Requests enables users to create and use their own Transport Adapters that provide specific functionality. Once created, a Transport Adapter can be mounted to a Session object, along with an indication of which web services it should apply to.

>>> s = requests.Session()
>>> s.mount('http://www.github.com', MyAdapter())

The mount call registers a specific instance of a Transport Adapter to a prefix. Once mounted, any HTTP request made using that session whose URL starts with the given prefix will use the given Transport Adapter.

Many of the details of implementing a Transport Adapter are beyond the scope of this documentation, but take a look at the next example for a simple SSL use- case. For more than that, you might look at subclassing requests.adapters.BaseAdapter.

Example: Specific SSL Version

The Requests team has made a specific choice to use whatever SSL version is default in the underlying library (urllib3). Normally this is fine, but from time to time, you might find yourself needing to connect to a service-endpoint that uses a version that isn’t compatible with the default.

You can use Transport Adapters for this by taking most of the existing implementation of HTTPAdapter, and adding a parameter ssl_version that gets passed-through to urllib3. We’ll make a TA that instructs the library to use SSLv3:

import ssl

from requests.adapters import HTTPAdapter
from requests.packages.urllib3.poolmanager import PoolManager


class Ssl3HttpAdapter(HTTPAdapter):
    """"Transport adapter" that allows us to use SSLv3."""

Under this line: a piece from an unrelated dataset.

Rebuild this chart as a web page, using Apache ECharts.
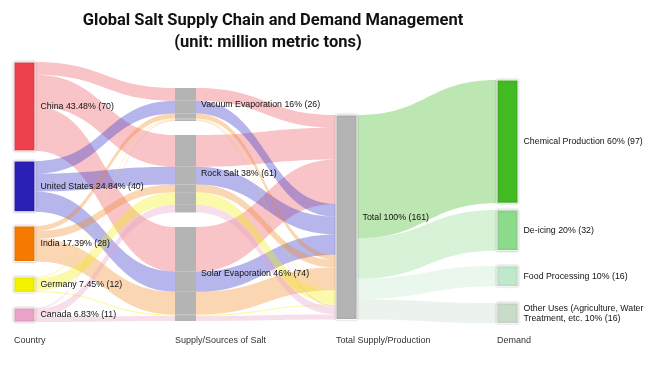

    def init_poolmanager(self, connections, maxsize, block=False):
        self.poolmanager = PoolManager(num_pools=connections,
                                       maxsize=maxsize,
                                       block=block,
                                       ssl_version=ssl.PROTOCOL_SSLv3)

## Blocking Or Non-Blocking?

With the default Transport Adapter in place, Requests does not provide any kind of non-blocking IO. The Response.content property will block until the entire response has been downloaded. If you require more granularity, the streaming features of the library (see 流式請求) allow you to retrieve smaller quantities of the response at a time. However, these calls will still block.

If you are concerned about the use of blocking IO, there are lots of projects out there that combine Requests with one of Python’s asynchronicity frameworks. Two excellent examples are grequests and requests-futures.

## Timeouts

Most requests to external servers should have a timeout attached, in case the server is not responding in a timely manner. Without a timeout, your code may hang for minutes or more.

The connect timeout is the number of seconds Requests will wait for your client to establish a connection to a remote machine (corresponding to the connect()) call on the socket. It’s a good practice to set connect timeouts to slightly larger than a multiple of 3, which is the default TCP packet retransmission window.

Once your client has connected to the server and sent the HTTP request, the read timeout is the number of seconds the client will wait for the server to send a response. (Specifically, it’s the number of seconds that the client will wait between bytes sent from the server. In 99.9% of cases, this is the time before the server sends the first byte).

If you specify a single value for the timeout, like this:

r = requests.get('https://github.com', timeout=5)

The timeout value will be applied to both the connect and the read timeouts. Specify a tuple if you would like to set the values separately:

r = requests.get('https://github.com', timeout=(3.05, 27))

If the remote server is very slow, you can tell Requests to wait forever for a response, by passing None as a timeout value and then retrieving a cup of coffee.

r = requests.get('https://github.com', timeout=None)

## CA Certificates

By default Requests bundles a set of root CAs that it trusts, sourced from the Mozilla trust store. However, these are only updated once for each Requests version. This means that if you pin a Requests version your certificates can become extremely out of date.

From Requests version 2.4.0 onwards, Requests will attempt to use certificates from certifi if it is present on the system. This allows for users to update their trusted certificates without having to change the code that runs on their system.

For the sake of security we recommend upgrading certifi frequently!